Tak więc wydaje mi się, że trzeba trochę się przełamać, Panie i Panowie z Prawa i Sprawiedliwości, w tej sprawie. Tu nie chodzi o jakieś polityczne aspekty. Tu nie chodzi o to, żeby wychwalać postawę prezydenta Adamowicza jako zwolennika określonych poglądów, określonych działań politycznych itd., bo rozumiem, że to nie byłoby do przyjęcia, zresztą tego w tych propozycjach nie było. Chodzi o to, żeby oddać mu cześć jako człowiekowi. Nie tylko dlatego, o czym mówił pan senator Klich, że piastował pewne funkcje, stanowiska itd., ale dlatego, że był także właśnie wrażliwym, dobrym człowiekiem.
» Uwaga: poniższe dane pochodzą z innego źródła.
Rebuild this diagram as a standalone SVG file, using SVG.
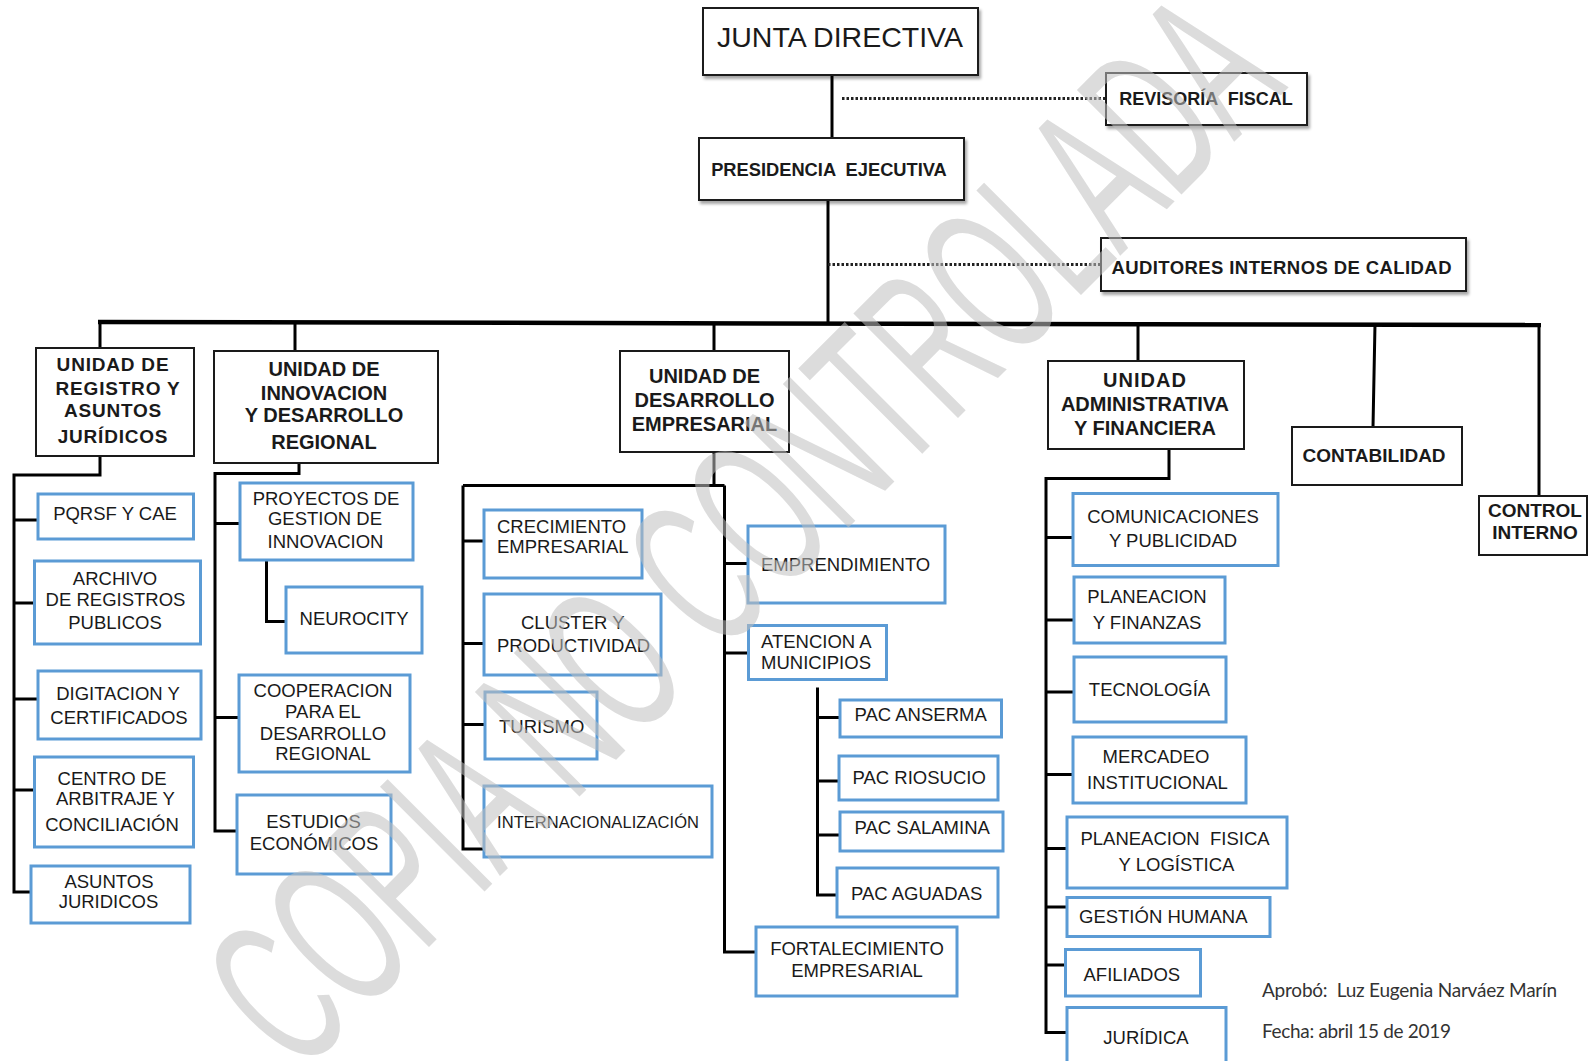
<svg xmlns="http://www.w3.org/2000/svg" width="1589" height="1061" viewBox="0 0 1589 1061">
<defs>
<filter id="sh" x="-10%" y="-20%" width="130%" height="160%"><feDropShadow dx="2" dy="3" stdDeviation="1.8" flood-color="#000" flood-opacity="0.35"/></filter>
<style>
.bk{fill:#fff;stroke:#1a1a1a;stroke-width:2}
.bb{fill:#fff;stroke:#5b9bd5;stroke-width:3}
.ln{fill:none;stroke:#000;stroke-width:3}
.dt{fill:none;stroke:#222;stroke-width:3;stroke-dasharray:2.5 2}
text{font-family:"Liberation Sans",Arial,sans-serif;fill:#1a1a1a}
.h{font-weight:bold;font-size:20px;text-anchor:middle}
.h19{font-weight:bold;font-size:19px;text-anchor:middle;letter-spacing:0.8px}
.t{font-size:18.5px;text-anchor:middle}
.tl{font-size:18.5px}
.ft{font-family:Lato,"Open Sans",sans-serif;font-size:19px;fill:#333}
</style>
</defs>
<g id="connectors">
<path class="ln" d="M832,75 V138"/>
<path class="dt" d="M842,98.5 H1106"/>
<path class="ln" d="M828,200 V322"/>
<path class="dt" d="M828,264.5 H1101"/>
<path class="ln" style="stroke-width:4.5" d="M98,322 L1541,325"/>
<path class="ln" d="M100,322 V348 M295,322 V351 M714,322 V351 M1138,323.5 V361 M1375,324 L1373,427 M1539,324.5 V496"/>
<path class="ln" d="M100,456 V475 H14 V892 H31 M14,520 H38 M14,603 H34.5 M14,699 H38 M14,790 H34.5"/>
<path class="ln" d="M299,463 V473.5 H215 V831 H237 M215,523.5 H240 M215,717.5 H239 M266.5,560 V621.5 H286"/>
<path class="ln" d="M714,453 V485.5 M463,485.5 H724.5 M463,485.5 V849 H484 M463,541 H484 M463,643.5 H484 M463,724.5 H485"/>
<path class="ln" d="M724.5,485.5 V952 H756 M724.5,563.5 H748 M724.5,653 H748.5"/>
<path class="ln" d="M817.5,687.5 V895 H837 M817.5,717.5 H840 M817.5,781 H839 M817.5,835 H840"/>
<path class="ln" d="M1169,449 V478.5 H1046 V1032.5 H1067 M1046,537.5 H1073 M1046,620 H1074 M1046,692 H1074 M1046,774.5 H1073 M1046,848.5 H1067 M1046,907 H1067 M1046,965 H1065.5"/>
</g>
<g id="junta"><rect class="bk" filter="url(#sh)" x="703" y="8" width="275" height="67"/><text x="840" y="47" style="font-size:28.5px;text-anchor:middle">JUNTA DIRECTIVA</text></g>
<g id="revisoria"><rect class="bk" filter="url(#sh)" x="1106" y="73" width="201" height="52"/><text class="h" x="1206" y="105" style="font-size:18px" xml:space="preserve">REVISORÍA  FISCAL</text></g>
<g id="presidencia"><rect class="bk" filter="url(#sh)" x="699" y="138" width="265" height="62"/><text class="h" x="829" y="176" style="font-size:18.3px" xml:space="preserve">PRESIDENCIA  EJECUTIVA</text></g>
<g id="auditores"><rect class="bk" filter="url(#sh)" x="1101" y="238" width="365" height="53"/><text class="h" x="1281.5" y="273.5" style="font-size:18.5px" textLength="340">AUDITORES INTERNOS DE CALIDAD</text></g>
<g id="u-registro"><rect class="bk" x="36" y="348" width="158" height="108"/>
<text class="h19" x="113" y="371">UNIDAD DE</text><text class="h19" x="118" y="394.5">REGISTRO Y</text><text class="h19" x="113" y="417">ASUNTOS</text><text class="h19" x="113" y="443">JURÍDICOS</text></g>
<g id="u-innovacion"><rect class="bk" x="214" y="351" width="224" height="112"/>
<text class="h" x="324" y="376">UNIDAD DE</text><text class="h" x="324" y="400">INNOVACION</text><text class="h" x="324" y="422">Y DESARROLLO</text><text class="h" x="324" y="449">REGIONAL</text></g>
<g id="u-desarrollo"><rect class="bk" x="620" y="351" width="169" height="101"/>
<text class="h" x="704.5" y="383">UNIDAD DE</text><text class="h" x="704.5" y="407">DESARROLLO</text><text class="h" x="704.5" y="431">EMPRESARIAL</text></g>
<g id="u-administrativa"><rect class="bk" x="1048" y="361" width="196" height="88"/>
<text class="h" x="1145" y="386.5" style="letter-spacing:1px">UNIDAD</text><text class="h" x="1145" y="411">ADMINISTRATIVA</text><text class="h" x="1145" y="434.5">Y FINANCIERA</text></g>
<g id="contabilidad"><rect class="bk" x="1292" y="427" width="170" height="58"/><text class="h" x="1374" y="462" style="font-size:19px">CONTABILIDAD</text></g>
<g id="control"><rect class="bk" x="1479" y="496" width="108" height="59"/><text class="h" x="1535" y="517" style="font-size:19px">CONTROL</text><text class="h" x="1535" y="538.5" style="font-size:19px">INTERNO</text></g>
<g id="pqrsf"><rect class="bb" x="38" y="494" width="155.5" height="45"/><text class="t" x="115" y="520">PQRSF Y CAE</text></g>
<g id="archivo"><rect class="bb" x="34.5" y="561" width="166" height="83"/><text class="t" x="115" y="585">ARCHIVO</text><text class="t" x="115.5" y="606">DE REGISTROS</text><text class="t" x="115" y="628.5">PUBLICOS</text></g>
<g id="digitacion"><rect class="bb" x="38" y="671" width="163" height="68"/><text class="t" x="118" y="699.5">DIGITACION Y</text><text class="t" x="119" y="723.5">CERTIFICADOS</text></g>
<g id="centro"><rect class="bb" x="34.5" y="757" width="159" height="90"/><text class="t" x="112" y="785">CENTRO DE</text><text class="t" x="115.5" y="805">ARBITRAJE Y</text><text class="t" x="112" y="831">CONCILIACIÓN</text></g>
<g id="asuntos"><rect class="bb" x="31" y="866" width="159" height="57"/><text class="t" x="109" y="887.5">ASUNTOS</text><text class="t" x="108.5" y="907.5">JURIDICOS</text></g>
<g id="proyectos"><rect class="bb" x="240" y="483" width="173" height="77"/><text class="t" x="326" y="505">PROYECTOS DE</text><text class="t" x="325" y="525">GESTION DE</text><text class="t" x="325.5" y="548">INNOVACION</text></g>
<g id="neurocity"><rect class="bb" x="286" y="587" width="136" height="66"/><text class="t" x="354" y="625">NEUROCITY</text></g>
<g id="cooperacion"><rect class="bb" x="239" y="675" width="171" height="97"/><text class="t" x="323" y="697">COOPERACION</text><text class="t" x="323" y="718">PARA EL</text><text class="t" x="323" y="739.5">DESARROLLO</text><text class="t" x="323" y="760">REGIONAL</text></g>
<g id="estudios"><rect class="bb" x="237" y="795" width="154" height="79"/><text class="t" x="313.5" y="828">ESTUDIOS</text><text class="t" x="314" y="849.5">ECONÓMICOS</text></g>
<g id="crecimiento"><rect class="bb" x="484" y="510" width="158" height="68"/><text class="tl" x="497" y="532.5">CRECIMIENTO</text><text class="tl" x="497" y="553">EMPRESARIAL</text></g>
<g id="cluster"><rect class="bb" x="484" y="594" width="177" height="81"/><text class="tl" x="521" y="628.5">CLUSTER Y</text><text class="tl" x="497" y="652">PRODUCTIVIDAD</text></g>
<g id="turismo"><rect class="bb" x="485" y="692" width="112" height="67"/><text class="tl" x="499" y="733">TURISMO</text></g>
<g id="internacionalizacion"><rect class="bb" x="484" y="786" width="228" height="71"/><text class="tl" x="497" y="827.5" style="font-size:16.5px" textLength="202">INTERNACIONALIZACIÓN</text></g>
<g id="emprendimiento"><rect class="bb" x="748" y="526" width="197" height="77"/><text class="tl" x="761" y="570.5">EMPRENDIMIENTO</text></g>
<g id="atencion"><rect class="bb" x="748.5" y="625.5" width="138" height="54"/><text class="tl" x="761" y="648">ATENCION A</text><text class="tl" x="761" y="668.5">MUNICIPIOS</text></g>
<g id="pac-anserma"><rect class="bb" x="840" y="700" width="161.5" height="37"/><text class="tl" x="854.5" y="721">PAC ANSERMA</text></g>
<g id="pac-riosucio"><rect class="bb" x="839" y="756" width="159" height="44"/><text class="tl" x="852.5" y="784">PAC RIOSUCIO</text></g>
<g id="pac-salamina"><rect class="bb" x="840" y="812" width="163" height="39"/><text class="tl" x="854.5" y="834">PAC SALAMINA</text></g>
<g id="pac-aguadas"><rect class="bb" x="837" y="868" width="161" height="49"/><text class="tl" x="851" y="899.5">PAC AGUADAS</text></g>
<g id="fortalecimiento"><rect class="bb" x="756" y="927" width="201" height="69"/><text class="t" x="857" y="955">FORTALECIMIENTO</text><text class="t" x="857" y="977">EMPRESARIAL</text></g>
<g id="comunicaciones"><rect class="bb" x="1073" y="493.5" width="205" height="72"/><text class="t" x="1173" y="522.5">COMUNICACIONES</text><text class="t" x="1173" y="547">Y PUBLICIDAD</text></g>
<g id="planeacion-finanzas"><rect class="bb" x="1074" y="577" width="151" height="66"/><text class="t" x="1147" y="603">PLANEACION</text><text class="t" x="1147" y="628.5">Y FINANZAS</text></g>
<g id="tecnologia"><rect class="bb" x="1074" y="657" width="152" height="65"/><text class="t" x="1149.5" y="696">TECNOLOGÍA</text></g>
<g id="mercadeo"><rect class="bb" x="1073" y="737" width="173" height="66"/><text class="t" x="1156" y="762.5">MERCADEO</text><text class="t" x="1157.5" y="788.5">INSTITUCIONAL</text></g>
<g id="planeacion-fisica"><rect class="bb" x="1067" y="817" width="220" height="71"/><text class="t" x="1175" y="845" xml:space="preserve">PLANEACION  FISICA</text><text class="t" x="1176.5" y="871">Y LOGÍSTICA</text></g>
<g id="gestion-humana"><rect class="bb" x="1067" y="897.5" width="203" height="39"/><text class="tl" x="1079" y="922.5">GESTIÓN HUMANA</text></g>
<g id="afiliados"><rect class="bb" x="1065.5" y="949.5" width="135" height="46.5"/><text class="tl" x="1083.5" y="981">AFILIADOS</text></g>
<g id="juridica"><rect class="bb" x="1067" y="1007.5" width="159" height="60"/><text class="t" x="1146" y="1043.5">JURÍDICA</text></g>
<g id="footer">
<text class="ft" x="1262" y="997" textLength="295" xml:space="preserve">Aprobó:  Luz Eugenia Narváez Marín</text>
<text class="ft" x="1262" y="1038" textLength="189">Fecha: abril 15 de 2019</text>
</g>
<g id="watermark">
<text transform="translate(299,1077) rotate(-45) scale(0.54,1)" style="font-family:'Liberation Sans',Arial,sans-serif;font-size:215px;fill:#c0c0c0;opacity:0.55">COPIA NO CONTROLADA</text>
</g>
</svg>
I dlatego, Panie Marszałku, chcę powiedzieć, że ja popieram oczywiście ten projekt uzgodniony, który się okazał nieuzgodnionym, ale gdyby on nie został przyjęty, chciałbym jednak stworzyć szansę na podjęcie tej uchwały mimo wszystko konsensualnie. W związku z tym pozwolę sobie zgłosić 2 poprawki.
Pierwsza. Po trzecim akapicie dodaje się akapit: „Jak wielokrotnie mówił – Paweł Adamowicz oczywiście – Gdańsk to «miasto wolności i solidarności». Pozostawił miasto nowoczesne, tolerancyjne, przyjazne mieszkańcom i przyjezdnym. Był dobrym i wrażliwym człowiekiem z naturalną otwartością na losy innych ludzi i troską o nich”. To jest pierwsza poprawka.
Druga. Po czwartym akapicie dodaje się zdanie: „Senat Rzeczypospolitej Polskiej potępia ten akt terroru i nienawiści, podkreślając, że nie będzie zgody na jakiekolwiek przejawy agresji w życiu publicznym, oraz sprzeciwia się mowie nienawiści i przemocy w każdej formie”. Proszę państwa, ja wiem, że dzisiaj, kiedy się używa sformułowania „mowa nienawiści”, jedni pokazują na drugich. Ale w tym tekście nie ma tego. W tym tekście jest proste stwierdzenie, że tak jak tutaj siedzimy, my… Przecież my tu, w Senacie, mowy nienawiści raczej nie używaliśmy. Ja nie pamiętam tego. To były absolutne wyjątki. Tak więc absolutnie jesteśmy predestynowani do tego, żeby bez obłudy, bez hipokryzji taki fragment w tej uchwale zawrzeć. I o to proszę. Dziękuję.